WHAT THIS TASK INVOLVES »
Return the material exactly as supplied, apart from the pictures, which are omitted.

___

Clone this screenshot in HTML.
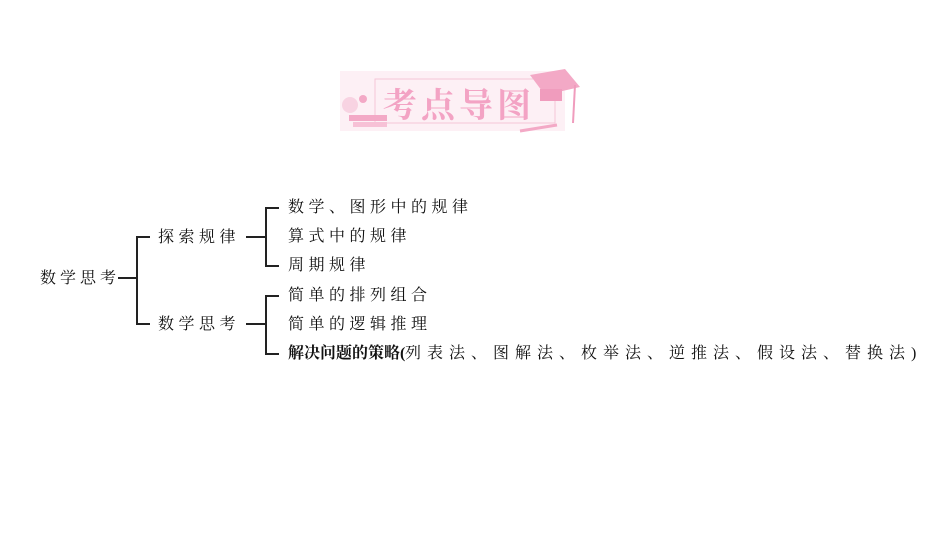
<!DOCTYPE html>
<html><head><meta charset="utf-8"><style>
body{margin:0;width:950px;height:535px;background:#fff;position:relative;overflow:hidden;font-family:"Liberation Serif","Noto Serif CJK SC",serif;color:#111}
.t{position:absolute;font-size:16px;line-height:20px;letter-spacing:4.5px;white-space:nowrap}
.l{position:absolute;background:#222}
</style></head><body>
<svg style="position:absolute;left:335px;top:65px" width="250" height="72">
<rect x="5" y="6" width="225" height="60" fill="#fdf0f5"/>
<rect x="40" y="14" width="180" height="44" fill="none" stroke="#f5c6d8" stroke-width="1"/>
<circle cx="15" cy="40" r="8" fill="#f8d3e2"/>
<circle cx="28" cy="34" r="4" fill="#f3a9c6"/>
<rect x="14" y="50" width="38" height="6" fill="#f3a9c6"/>
<rect x="18" y="57" width="34" height="5" fill="#f7c1d6"/>
<polygon points="195,10 230,4 245,22 210,30" fill="#f3a9c6"/>
<rect x="205" y="24" width="22" height="12" fill="#f09cbd"/>
<line x1="240" y1="20" x2="238" y2="58" stroke="#f09cbd" stroke-width="2"/>
<line x1="185" y1="66" x2="222" y2="60" stroke="#f3a9c6" stroke-width="3"/>
<text x="48" y="52" font-size="34" font-weight="bold" fill="#f3a3c4" letter-spacing="4" font-family="Noto Serif CJK SC,serif">考点导图</text>
</svg>
<div class="t" style="left:40px;top:269px;letter-spacing:4px">数学思考</div>
<div class="l" style="left:118px;top:277px;width:19px;height:1.5px"></div>
<div class="l" style="left:136px;top:236px;width:1.5px;height:88px"></div>
<div class="l" style="left:136px;top:236px;width:14px;height:1.5px"></div>
<div class="l" style="left:136px;top:323px;width:14px;height:1.5px"></div>
<div class="t" style="left:158px;top:228px">探索规律</div>
<div class="t" style="left:158px;top:315px">数学思考</div>
<div class="l" style="left:246px;top:236px;width:20px;height:1.5px"></div>
<div class="l" style="left:265px;top:207px;width:1.5px;height:59px"></div>
<div class="l" style="left:265px;top:207px;width:14px;height:1.5px"></div>
<div class="l" style="left:265px;top:265px;width:14px;height:1.5px"></div>
<div class="l" style="left:246px;top:323px;width:20px;height:1.5px"></div>
<div class="l" style="left:265px;top:295px;width:1.5px;height:59px"></div>
<div class="l" style="left:265px;top:295px;width:14px;height:1.5px"></div>
<div class="l" style="left:265px;top:353px;width:14px;height:1.5px"></div>
<div class="t" style="left:288px;top:198px">数学、图形中的规律</div>
<div class="t" style="left:288px;top:227px">算式中的规律</div>
<div class="t" style="left:288px;top:256px">周期规律</div>
<div class="t" style="left:288px;top:286px">简单的排列组合</div>
<div class="t" style="left:288px;top:315px">简单的逻辑推理</div>
<div class="t" style="left:288px;top:344px;letter-spacing:0;font-weight:bold">解决问题的策略(</div>
<div class="t" style="left:405px;top:344px;letter-spacing:6px">列表法、图解法、枚举法、逆推法、假设法、替换法)</div>
</body></html>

___

REPLY TO THE EXERCISE »
Clone this screenshot in HTML.
<!DOCTYPE html>
<html><head><meta charset="utf-8"><style>
body{margin:0;width:950px;height:535px;background:#fff;position:relative;overflow:hidden;font-family:"Liberation Serif","Noto Serif CJK SC",serif;color:#111}
.t{position:absolute;font-size:16px;line-height:20px;letter-spacing:4.5px;white-space:nowrap}
.l{position:absolute;background:#222}
</style></head><body>
<svg style="position:absolute;left:335px;top:65px" width="250" height="72">
<rect x="5" y="6" width="225" height="60" fill="#fdf0f5"/>
<rect x="40" y="14" width="180" height="44" fill="none" stroke="#f5c6d8" stroke-width="1"/>
<circle cx="15" cy="40" r="8" fill="#f8d3e2"/>
<circle cx="28" cy="34" r="4" fill="#f3a9c6"/>
<rect x="14" y="50" width="38" height="6" fill="#f3a9c6"/>
<rect x="18" y="57" width="34" height="5" fill="#f7c1d6"/>
<polygon points="195,10 230,4 245,22 210,30" fill="#f3a9c6"/>
<rect x="205" y="24" width="22" height="12" fill="#f09cbd"/>
<line x1="240" y1="20" x2="238" y2="58" stroke="#f09cbd" stroke-width="2"/>
<line x1="185" y1="66" x2="222" y2="60" stroke="#f3a9c6" stroke-width="3"/>
<text x="48" y="52" font-size="34" font-weight="bold" fill="#f3a3c4" letter-spacing="4" font-family="Noto Serif CJK SC,serif">考点导图</text>
</svg>
<div class="t" style="left:40px;top:269px;letter-spacing:4px">数学思考</div>
<div class="l" style="left:118px;top:277px;width:19px;height:1.5px"></div>
<div class="l" style="left:136px;top:236px;width:1.5px;height:88px"></div>
<div class="l" style="left:136px;top:236px;width:14px;height:1.5px"></div>
<div class="l" style="left:136px;top:323px;width:14px;height:1.5px"></div>
<div class="t" style="left:158px;top:228px">探索规律</div>
<div class="t" style="left:158px;top:315px">数学思考</div>
<div class="l" style="left:246px;top:236px;width:20px;height:1.5px"></div>
<div class="l" style="left:265px;top:207px;width:1.5px;height:59px"></div>
<div class="l" style="left:265px;top:207px;width:14px;height:1.5px"></div>
<div class="l" style="left:265px;top:265px;width:14px;height:1.5px"></div>
<div class="l" style="left:246px;top:323px;width:20px;height:1.5px"></div>
<div class="l" style="left:265px;top:295px;width:1.5px;height:59px"></div>
<div class="l" style="left:265px;top:295px;width:14px;height:1.5px"></div>
<div class="l" style="left:265px;top:353px;width:14px;height:1.5px"></div>
<div class="t" style="left:288px;top:198px">数学、图形中的规律</div>
<div class="t" style="left:288px;top:227px">算式中的规律</div>
<div class="t" style="left:288px;top:256px">周期规律</div>
<div class="t" style="left:288px;top:286px">简单的排列组合</div>
<div class="t" style="left:288px;top:315px">简单的逻辑推理</div>
<div class="t" style="left:288px;top:344px;letter-spacing:0;font-weight:bold">解决问题的策略(</div>
<div class="t" style="left:405px;top:344px;letter-spacing:6px">列表法、图解法、枚举法、逆推法、假设法、替换法)</div>
</body></html>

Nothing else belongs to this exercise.